“Rimini è un tenero pastrocchio, perché è difficile trovare un’identità precisa”. A 90 anni, Sergio Zavoli continua a distribuire immagini affettuose alla sua città d’elezione e all’amico di sempre Federico Fellini. “C’è una sorta di malinconia dolce a Rimini, e Fellini ha preso tanto di quell’identità”. Per il regista di Amarcord, in occasione della festa che Rimini gli ha tributato al Teatro degli Atti, il senatore ha rilanciato: “Sogno alla darsena una scultura per Federico. Sarebbe un’opera di redenzione civile”.
Forse non potrebbe restituire la casetta al porto che Rimini fece balenare al regista senza mai offrirgliela veramente, ma indubbiamente sarebbe un bel gesto per uno dei suoi figli più illustri. Zavoli non si limita a lanciare l’idea, ma oltre al sasso mostra anche la mano: ha infatti deciso di chiedere allo scultore Giò Pomodoro di realizzare una copia dell’opera presente al cimitero di Rimini nella zona della darsena. A proposito del Rex e della prua, Zavoli cita un altro amico eccellente. “Voglio citare Tonino Guerra. Diceva che Federico è stato l’unico che con 20 metri di pellicola è riuscito a far credere che il Rex sia davvero transitato nell’Adriatico. Federico ha portato nel mondo un modo straordinario di concepire la bellezza”.

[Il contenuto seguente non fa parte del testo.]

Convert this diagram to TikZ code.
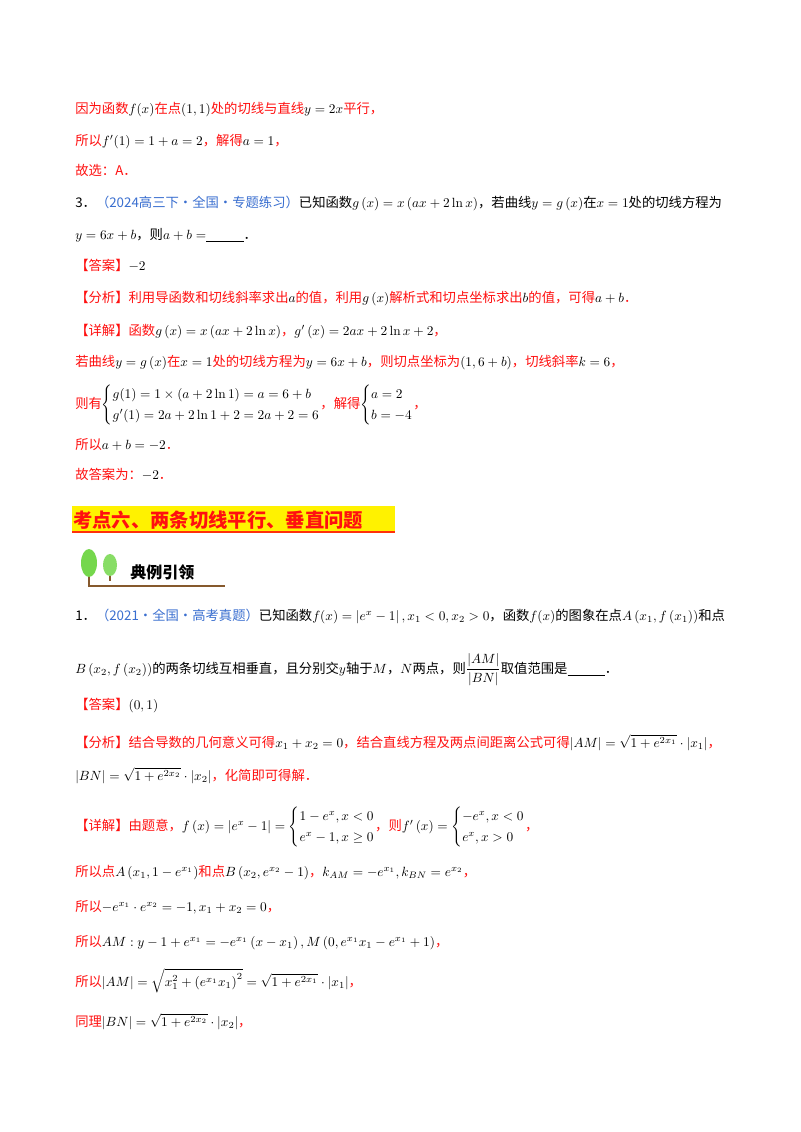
\documentclass[tikz,border=0pt]{standalone}
\usepackage{amsmath,amssymb}
\usepackage{fontspec}
\newfontfamily\cjk{Noto Sans CJK SC}
\definecolor{rd}{HTML}{FF1010}
\definecolor{bl}{HTML}{3A6FD0}
\newcommand{\mm}[1]{{\color{black}$#1$}}
\tikzset{txt/.style={anchor=base west,inner sep=0pt,text=rd,font=\cjk\fontsize{10}{13}\selectfont},
 qtxt/.style={txt,text=black}}
\begin{document}
\begin{tikzpicture}[x=0.75pt,y=-0.75pt]
\useasboundingbox[fill=white] (0,0) rectangle (800,1132);
\node[txt] (l1) at (75,113) {因为函数\mm{f(x)}在点\mm{(1,1)}处的切线与直线\mm{y=2x}平行，};
\node[txt] (l2) at (75,145) {所以\mm{f'(1)=1+a=2}，解得\mm{a=1}，};
\node[txt] (l3) at (75,175) {故选：A．};
\node[qtxt] (l4) at (75,207) {3．\textcolor{bl}{（2024高三下·全国·专题练习）}已知函数\mm{g\left(x\right)=x\left(ax+2\ln x\right)}，若曲线\mm{y=g\left(x\right)}在\mm{x=1}处的切线方程为};
\node[qtxt] (l5) at (75,239) {\mm{y=6x+b}，则\mm{a+b=}\underline{\hspace{2.8em}}．};
\node[txt] (l6) at (75,270) {【答案】\mm{-2}};
\node[txt] (l7) at (75,302) {【分析】利用导函数和切线斜率求出\mm{a}的值，利用\mm{g\left(x\right)}解析式和切点坐标求出\mm{b}的值，可得\mm{a+b}．};
\node[txt] (l8) at (75,335) {【详解】函数\mm{g\left(x\right)=x\left(ax+2\ln x\right)}，\mm{g'\left(x\right)=2ax+2\ln x+2}，};
\node[txt] (l9) at (75,366) {若曲线\mm{y=g\left(x\right)}在\mm{x=1}处的切线方程为\mm{y=6x+b}，则切点坐标为\mm{\left(1,6+b\right)}，切线斜率\mm{k=6}，};
\node[txt] (l10) at (75,408) {则有\mm{\begin{cases}g(1)=1\times\left(a+2\ln 1\right)=a=6+b\\ g'(1)=2a+2\ln1+2=2a+2=6\end{cases}\hspace{-1em}}，解得\mm{\begin{cases}a=2\\ b=-4\end{cases}\hspace{-1em}}，};
\node[txt] (l11) at (75,449) {所以\mm{a+b=-2}．};
\node[txt] (l12) at (75,479) {故答案为：\mm{-2}．};
% heading
\fill[yellow] (72,506) rectangle (395,532);
\node[txt,font=\cjk\bfseries\fontsize{14.5}{17}\selectfont] (h) at (73,527) {考点六、两条切线平行、垂直问题};
\draw[rd!70!orange,line width=1.2pt] (72,532) -- (395,532);
% banner
\draw[brown!70!black,line width=0.8pt] (89,560) -- (89,586) -- (225,586);
\draw[brown!70!black,line width=0.8pt] (110,560) -- (110,581);
\fill[green!55!olive!70] (89,563) ellipse (8 and 14);
\fill[green!55!olive!60] (110,565) ellipse (7 and 11);
\node[qtxt,font=\cjk\bfseries\fontsize{12}{14}\selectfont] (ban) at (130,578) {典例引领};
% question 1
\node[qtxt] (q1) at (75,620) {1．\textcolor{bl}{（2021·全国·高考真题）}已知函数\mm{f(x)=\left|e^x-1\right|,x_1<0,x_2>0}，函数\mm{f(x)}的图象在点\mm{A\left(x_1,f\left(x_1\right)\right)}和点};
\node[qtxt] (q2) at (75,673) {\mm{B\left(x_2,f\left(x_2\right)\right)}的两条切线互相垂直，且分别交\mm{y}轴于\mm{M}，\mm{N}两点，则\mm{\dfrac{|AM|}{|BN|}}取值范围是\underline{\hspace{2.8em}}．};
\node[txt] (a1) at (75,709) {【答案】\mm{\left(0,1\right)}};
\node[txt] (f1) at (75,747) {【分析】结合导数的几何意义可得\mm{x_1+x_2=0}，结合直线方程及两点间距离公式可得\mm{\left|AM\right|=\sqrt{1+e^{2x_1}}\cdot\left|x_1\right|}，};
\node[txt] (f2) at (75,780) {\mm{\left|BN\right|=\sqrt{1+e^{2x_2}}\cdot\left|x_2\right|}，化简即可得解．};
\node[txt] (d1) at (75,830) {【详解】由题意，\mm{f\left(x\right)=\left|e^x-1\right|=\begin{cases}1-e^x,x<0\\ e^x-1,x\ge0\end{cases}\hspace{-1em}}，则\mm{f'\left(x\right)=\begin{cases}-e^x,x<0\\ e^x,x>0\end{cases}\hspace{-1em}}，};
\node[txt] (d2) at (75,876) {所以点\mm{A\left(x_1,1-e^{x_1}\right)}和点\mm{B\left(x_2,e^{x_2}-1\right)}，\mm{k_{AM}=-e^{x_1},k_{BN}=e^{x_2}}，};
\node[txt] (d3) at (75,911) {所以\mm{-e^{x_1}\cdot e^{x_2}=-1,x_1+x_2=0}，};
\node[txt] (d4) at (75,946) {所以\mm{AM:y-1+e^{x_1}=-e^{x_1}\left(x-x_1\right),M\left(0,e^{x_1}x_1-e^{x_1}+1\right)}，};
\node[txt] (d5) at (75,986) {所以\mm{\left|AM\right|=\sqrt{x_1^2+\left(e^{x_1}x_1\right)^2}=\sqrt{1+e^{2x_1}}\cdot\left|x_1\right|}，};
\node[txt] (d6) at (75,1026) {同理\mm{\left|BN\right|=\sqrt{1+e^{2x_2}}\cdot\left|x_2\right|}，};
\end{tikzpicture}
\end{document}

Forse Zavoli non è riuscito nella stessa impresa di imprimere nell’immaginario collettivo un’immagine fittizia come quella del Rex nell’Adriatico, ma con il “Processo alla Tappa” e “Notte della Repubblica” ha fatto parlare ciclisti e terroristi, dimostrando che la tivù può lasciare un segno. Prima ancora (1958), con “Clausura” (premio Italia ’58) era riuscito a rendere comprensibile all’ascoltatore il misticismo e la tenera umanità che si cela sotto il fitto velo della suora di clausura. Mai, prima di allora, un microfono aveva varcato il portone e violato il silenzio di un monastero di clausura.
Giornalista, poeta e scrittore nonché senatore della Repubblica, Zavoli (nella foto con Scola) è nato a Ravenna ma è vissuto ed ha sempre portato la capitale balneare nel cuore, tanto da riceverne nel dicembre 1972 la cittadinanza onoraria. Sabato 21 settembre Rimini ha provato a ricambiare l’affetto di questo testimone dell’Italia con una giornata di festeggiamenti al Teatro degli Atti alla presenza del regista Ettore Scola (che ha presentato il film omaggio a Fellini Che strano chiamarsi Federico) e di Valter Veltroni.
“Sergio è un uomo di cultura innamorato della sua lingua, – lo dipinge Scola – per cui nutre rispetto e a cui dedica una ricerca continua. È un piacere ascoltarlo”.
Per il grande amico, Zavoli ha realizzato il documentario “Zoom su Fellini”. Scola li riassume entrambi: “Con Fellini ci conoscevamo da adolescenti, con Zavoli soltanto da vent’anni. Eppure, – prosegue il regista, fresco vincitore del Premio Jaeger-leCoultre Glory to the Filmmaker alla Biennale di Venezia – credo di aver capito cosa attraeva a Fellini di Sergio: non c’era soltanto una sintonia di idee e di sentimenti, c’era soprattutto una corrispondenza di tenerezze. Quel modo dolce di trattare le cose che ha reso indimenticabile lo Zavoli giornalista”.